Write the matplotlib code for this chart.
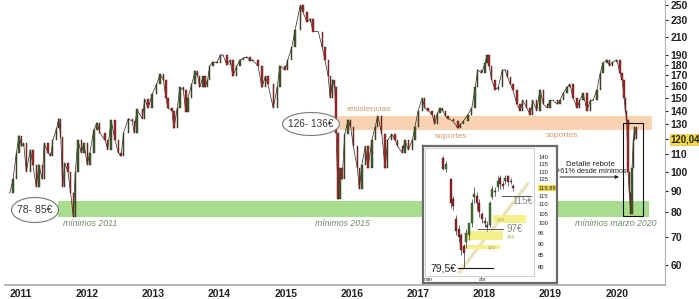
import numpy as np
import matplotlib
matplotlib.use('Agg')
import matplotlib.pyplot as plt
from matplotlib.patches import Ellipse, Rectangle
from matplotlib.ticker import NullLocator

plt.rcParams['font.family'] = ['Liberation Sans', 'DejaVu Sans']

# ---------------- main chart data (decimal year, close in EUR) ----------------
dates = [2010.83, 2010.88, 2010.93, 2010.97, 2011.01, 2011.04, 2011.08, 2011.14, 2011.18, 2011.23,
         2011.27, 2011.32, 2011.35, 2011.41, 2011.45, 2011.48, 2011.54, 2011.57, 2011.60, 2011.63,
         2011.66, 2011.71, 2011.75, 2011.79, 2011.82, 2011.86, 2011.91, 2011.95, 2012.00, 2012.04,
         2012.10, 2012.15, 2012.19, 2012.27, 2012.31, 2012.36, 2012.42, 2012.47, 2012.51, 2012.55,
         2012.62, 2012.68, 2012.71, 2012.75, 2012.83, 2012.87, 2012.92, 2012.98, 2013.05, 2013.10,
         2013.15, 2013.19, 2013.22, 2013.28, 2013.31, 2013.36, 2013.40, 2013.45, 2013.49, 2013.52,
         2013.58, 2013.63, 2013.67, 2013.70, 2013.75, 2013.78, 2013.82, 2013.85, 2013.90, 2013.96,
         2014.01, 2014.05, 2014.11, 2014.16, 2014.20, 2014.26, 2014.31, 2014.36, 2014.41, 2014.46,
         2014.50, 2014.58, 2014.64, 2014.69, 2014.73, 2014.81, 2014.87, 2014.91, 2014.99, 2015.03,
         2015.09, 2015.14, 2015.22, 2015.26, 2015.32, 2015.37, 2015.41, 2015.49, 2015.55, 2015.59,
         2015.64, 2015.67, 2015.71, 2015.74, 2015.76, 2015.79, 2015.82, 2015.85, 2015.89, 2015.94,
         2015.98, 2016.02, 2016.08, 2016.11, 2016.15, 2016.20, 2016.24, 2016.30, 2016.35, 2016.39,
         2016.45, 2016.50, 2016.54, 2016.60, 2016.65, 2016.69, 2016.76, 2016.80, 2016.85, 2016.91,
         2016.95, 2017.00, 2017.06, 2017.10, 2017.15, 2017.21, 2017.25, 2017.29, 2017.33, 2017.37,
         2017.41, 2017.45, 2017.53, 2017.60, 2017.64, 2017.68, 2017.75, 2017.81, 2017.86, 2017.90,
         2017.96, 2018.01, 2018.04, 2018.07, 2018.11, 2018.16, 2018.21, 2018.27, 2018.31, 2018.35,
         2018.39, 2018.43, 2018.49, 2018.54, 2018.58, 2018.64, 2018.69, 2018.73, 2018.79, 2018.84,
         2018.89, 2018.95, 2018.99, 2019.04, 2019.10, 2019.14, 2019.19, 2019.25, 2019.29, 2019.34,
         2019.40, 2019.44, 2019.49, 2019.55, 2019.60, 2019.64, 2019.70, 2019.75, 2019.79, 2019.85,
         2019.89, 2019.94, 2020.00, 2020.05, 2020.08, 2020.11, 2020.13, 2020.15, 2020.17, 2020.19,
         2020.21, 2020.23, 2020.25, 2020.27, 2020.30]
closes = [89, 96, 111, 122, 115, 117, 100, 113, 104, 92,
          104, 96, 117, 111, 109, 119, 127, 134, 121, 92,
          105, 100, 89, 78, 100, 119, 111, 117, 104, 111,
          126, 131, 124, 119, 113, 133, 119, 111, 109, 124,
          134, 132, 124, 141, 134, 149, 142, 153, 162, 171,
          166, 150, 142, 140, 127, 142, 159, 157, 139, 150,
          162, 174, 169, 159, 169, 159, 166, 179, 183, 182,
          190, 190, 180, 185, 169, 179, 185, 187, 188, 184,
          185, 179, 159, 169, 162, 142, 159, 179, 175, 185,
          198, 218, 250, 240, 228, 232, 216, 216, 198, 185,
          169, 150, 166, 159, 124, 86, 102, 96, 123, 133,
          128, 115, 102, 91, 104, 115, 102, 119, 128, 136,
          123, 102, 119, 123, 119, 115, 111, 119, 113, 119,
          128, 140, 150, 142, 140, 137, 130, 138, 142, 140,
          136, 134, 132, 127, 130, 132, 137, 142, 159, 175,
          172, 182, 190, 179, 166, 157, 159, 175, 175, 168,
          162, 157, 145, 140, 148, 142, 137, 148, 140, 157,
          145, 142, 148, 148, 145, 148, 154, 159, 162, 150,
          142, 148, 154, 140, 148, 148, 157, 172, 182, 185,
          179, 183, 185, 172, 166, 150, 140, 133, 100, 89,
          79.5, 102, 119, 128, 120.04]

year_ticks = [2011, 2012, 2013, 2014, 2015, 2016, 2017, 2018, 2019, 2020]
year_labels = [str(y) for y in year_ticks]
price_ticks = [60, 70, 80, 90, 100, 110, 120.04, 130, 140, 150, 160, 170, 180, 190, 210, 230, 250]
price_labels = ['60', '70', '80', '90', '100', '110', '120,04', '130', '140', '150', '160',
                '170', '180', '190', '210', '230', '250']
last_price_label = '120,04'

support_band = (78, 85)        # mínimos 2011 / 2015 / marzo 2020
resistance_band = (126, 136)   # resistencias / soportes

# ---------------- inset data (daily candles, March-April 2020) ----------------
inset_day   = [0, 1, 3, 4, 5, 6, 7, 8, 9, 10, 11, 12, 13, 14, 15, 16, 17, 18, 19, 20, 21, 22, 23, 24, 25, 26, 27]
inset_open  = [139, 132, 125, 113, 102, 97, 94, 89, 91, 94, 100, 114, 115, 111, 105, 101, 99, 99, 114, 118, 120, 126, 122, 124, 127, 123, 121]
inset_high  = [141, 137, 126, 115, 104, 99, 95, 90, 97, 100, 113, 120, 117, 113, 106, 103, 101, 112, 121, 120, 127, 128, 124, 128, 128, 126, 122]
inset_low   = [131, 130, 108, 107, 94, 91, 85, 79.5, 88, 92, 98, 111, 107, 103, 100, 98, 96, 98, 113, 115, 118, 119, 119, 122, 121, 122, 118]
inset_close = [132, 135, 111, 109, 96, 93, 87, 86, 95, 100, 111, 116, 111, 106, 102, 100, 98, 111, 119, 117, 124, 122, 121, 126, 123, 124, 119.88]
inset_ticks = [80, 85, 90, 95, 100, 105, 110, 115, 119.88, 125, 130, 135, 140]
inset_labels = ['80', '85', '90', '95', '100', '105', '110', '115', '119,88', '125', '130', '135', '140']
inset_month_pos = [-5.8, 15.4]
inset_month_labels = ['mar', 'abr']
inset_levels = [79.5, 97, 115]
inset_gaps = [(100, 104), (92, 96), (87.5, 89.5)]

W, H = 699, 299
fig = plt.figure(figsize=(W / 100, H / 100), dpi=100)
fig.patch.set_facecolor('white')

def fx(px):
    return px / W

def fy(py):
    return 1 - py / H

ax = fig.add_axes([fx(5), fy(285), fx(660), 285 / H])
ax.set_yscale('log')
ax.set_xlim(2010.758, 2020.728)
ax.set_ylim(53.7, 257)

# bands
ax.fill_between([2015.79, 2020.53], resistance_band[0], resistance_band[1],
                color='#f9d2b2', lw=0, zorder=1)
ax.fill_between([2011.56, 2020.49], support_band[0], support_band[1],
                color='#a9dc8c', lw=0, zorder=1)

# candles (open = previous close)
d = np.array(dates)
c = np.array(closes, dtype=float)
o = np.r_[c[0], c[:-1]]
up = c >= o
cols = np.where(up, '#3e6630', '#b8262a')
ax.plot(d, c, color='#3a2418', lw=0.5, zorder=2)
ax.bar(d, np.abs(c - o), bottom=np.minimum(o, c), width=0.02, color=cols,
       edgecolor='#2a1a12', linewidth=0.3, zorder=3)

# axes styling
for s in ['left', 'top']:
    ax.spines[s].set_visible(False)
ax.spines['bottom'].set_color('#a8a8a8')
ax.spines['bottom'].set_linewidth(1.2)
ax.spines['right'].set_color('#b0b0b0')
ax.spines['right'].set_linewidth(0.8)
ax.yaxis.tick_right()
ax.yaxis.set_minor_locator(NullLocator())
ax.set_yticks(price_ticks, price_labels)
ax.set_xticks(year_ticks, year_labels)
ax.tick_params(axis='y', length=2, pad=2, labelsize=7.5, colors='#222222')
ax.tick_params(axis='x', length=0, pad=3, labelsize=7.5, colors='#222222')
for lab in ax.get_yticklabels() + ax.get_xticklabels():
    lab.set_fontweight('bold')
for lab in ax.get_yticklabels():
    if lab.get_text() == last_price_label:
        lab.set_fontsize(6.9)
        lab.set_bbox(dict(facecolor='#f6dc46', edgecolor='#d8b820', pad=0.4, lw=0.4))

# ellipses with band values
e1 = Ellipse((fx(35), fy(210)), fx(47), 25 / H, transform=fig.transFigure,
             facecolor='white', edgecolor='#777777', lw=0.8, zorder=6, clip_on=False)
ax.add_patch(e1)
ax.text(fx(35), fy(210), '78- 85€', transform=fig.transFigure, ha='center', va='center',
        fontsize=7.5, color='#333333', zorder=7)
e2 = Ellipse((fx(311), fy(124)), fx(57), 23 / H, transform=fig.transFigure,
             facecolor='white', edgecolor='#777777', lw=0.8, zorder=6, clip_on=False)
ax.add_patch(e2)
ax.text(fx(311), fy(124), '126- 136€', transform=fig.transFigure, ha='center', va='center',
        fontsize=7.2, color='#333333', zorder=7)

# labels
green_txt = '#6d8a66'
orange_txt = '#d29b6c'
ax.text(2011.63, 75.1, 'mínimos 2011', fontsize=6.3, style='italic', color=green_txt, va='center')
ax.text(2015.44, 75.4, 'mínimos 2015', fontsize=6.3, style='italic', color=green_txt, va='center')
ax.text(2019.37, 75.4, 'mínimos marzo 2020', fontsize=6.3, style='italic', color=green_txt, va='center')
ax.text(2015.92, 141.2, 'resistencias', fontsize=6, color=orange_txt, va='center')
ax.text(2017.25, 121.7, 'soportes', fontsize=6, color=orange_txt, va='center')
ax.text(2018.92, 122.2, 'soportes', fontsize=6, color=orange_txt, va='center')
ax.text(2019.60, 104.3, 'Detalle rebote', fontsize=5.6, color='#222222', ha='center', va='center')
ax.text(2019.62, 100.2, '+61% desde mínimos', fontsize=5.3, color='#222222', ha='center', va='center')
ax.annotate('', xy=(2020.075, 97.2), xytext=(2019.10, 97.2),
            arrowprops=dict(arrowstyle='-|>', color='#222222', lw=0.7, mutation_scale=5))
ax.add_patch(Rectangle((2020.09, 78.5), 0.31, 131 - 78.5, fill=False,
                       edgecolor='#111111', lw=0.8, zorder=5))

# ---------------- inset ----------------
bg = fig.add_axes([fx(423), fy(283), fx(134), 137 / H])
bg.set_xticks([])
bg.set_yticks([])
bg.set_facecolor('white')
for s in bg.spines.values():
    s.set_color('#6a6a6a')
    s.set_linewidth(1.6)

iax = fig.add_axes([fx(425), fy(276), fx(109), 128 / H])
iax.set_yscale('log')
iax.set_xlim(-6.9, 35)
iax.set_ylim(76.4, 146.6)
for s in iax.spines.values():
    s.set_color('#c8c8c8')
    s.set_linewidth(0.6)

# trendline and gap zones
iax.plot([6.0, 33], [77.5, 123], color='#e9e2b8', lw=2.2, zorder=1, solid_capstyle='butt')
gap_x = [(19.2, 32.0), (8.8, 23.0), (8.5, 22.0)]
for (lo, hi), (x0, x1) in zip(inset_gaps, gap_x):
    iax.fill_between([x0, x1], lo, hi, color='#f6f08a', lw=0, zorder=1.5)
iax.text(20.8, 102, 'gap', fontsize=3.5, color='#b8b070', va='center', zorder=4)
iax.text(24.6, 93.5, 'gap', fontsize=3.5, color='#b8b070', va='center', zorder=4)
iax.text(17.2, 88.5, 'gap', fontsize=3.5, color='#b8b070', va='center', zorder=4)

idays = np.array(inset_day)
io = np.array(inset_open, dtype=float)
ic = np.array(inset_close, dtype=float)
icol = np.where(ic >= io, '#3f7a2c', '#a3161c')
iax.vlines(idays, inset_low, inset_high, color='#333333', lw=0.5, zorder=2)
iax.bar(idays, np.abs(ic - io), bottom=np.minimum(io, ic), width=0.8, color=icol,
        edgecolor='#333333', linewidth=0.3, zorder=3)

# level lines
iax.plot([5.8, 19.2], [inset_levels[0]] * 2, color='#111111', lw=0.8, zorder=4)
iax.text(5.0, inset_levels[0], '79,5€', fontsize=7.5, color='#222222', ha='right', va='center')
iax.plot([13.5, 23.0], [inset_levels[1]] * 2, color='#555555', lw=0.7, zorder=4)
iax.text(24.6, 97.3, '97€', fontsize=7, color='#8a8a8a', ha='left', va='center')
iax.plot([22.7, 33.5], [inset_levels[2]] * 2, color='#555555', lw=0.7, zorder=4)
iax.text(26.8, 111.8, '115€', fontsize=7, color='#8a8a8a', ha='left', va='center')

iax.yaxis.tick_right()
iax.yaxis.set_minor_locator(NullLocator())
iax.set_yticks(inset_ticks, inset_labels)
iax.set_xticks(inset_month_pos, inset_month_labels)
iax.tick_params(axis='y', length=0, pad=3, labelsize=4.2, colors='#222222')
iax.tick_params(axis='x', length=0, pad=0.5, labelsize=3.8, colors='#333333')
for lab in iax.get_yticklabels():
    if lab.get_text() == '119,88':
        lab.set_bbox(dict(facecolor='#f6dc46', edgecolor='none', pad=0.3))

fig.savefig('out.png', dpi=100)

◆ WHAT YOU WILL DO ◆
Would you reproduce the lines above, from the very first through the line containing "plt.rcParams['font.family'] = ['Liberation", exactly and without the pictures?

◆ PROBLEM SOLUTION ◆
Write the matplotlib code for this chart.
import numpy as np
import matplotlib
matplotlib.use('Agg')
import matplotlib.pyplot as plt
from matplotlib.patches import Ellipse, Rectangle
from matplotlib.ticker import NullLocator

plt.rcParams['font.family'] = ['Liberation Sans', 'DejaVu Sans']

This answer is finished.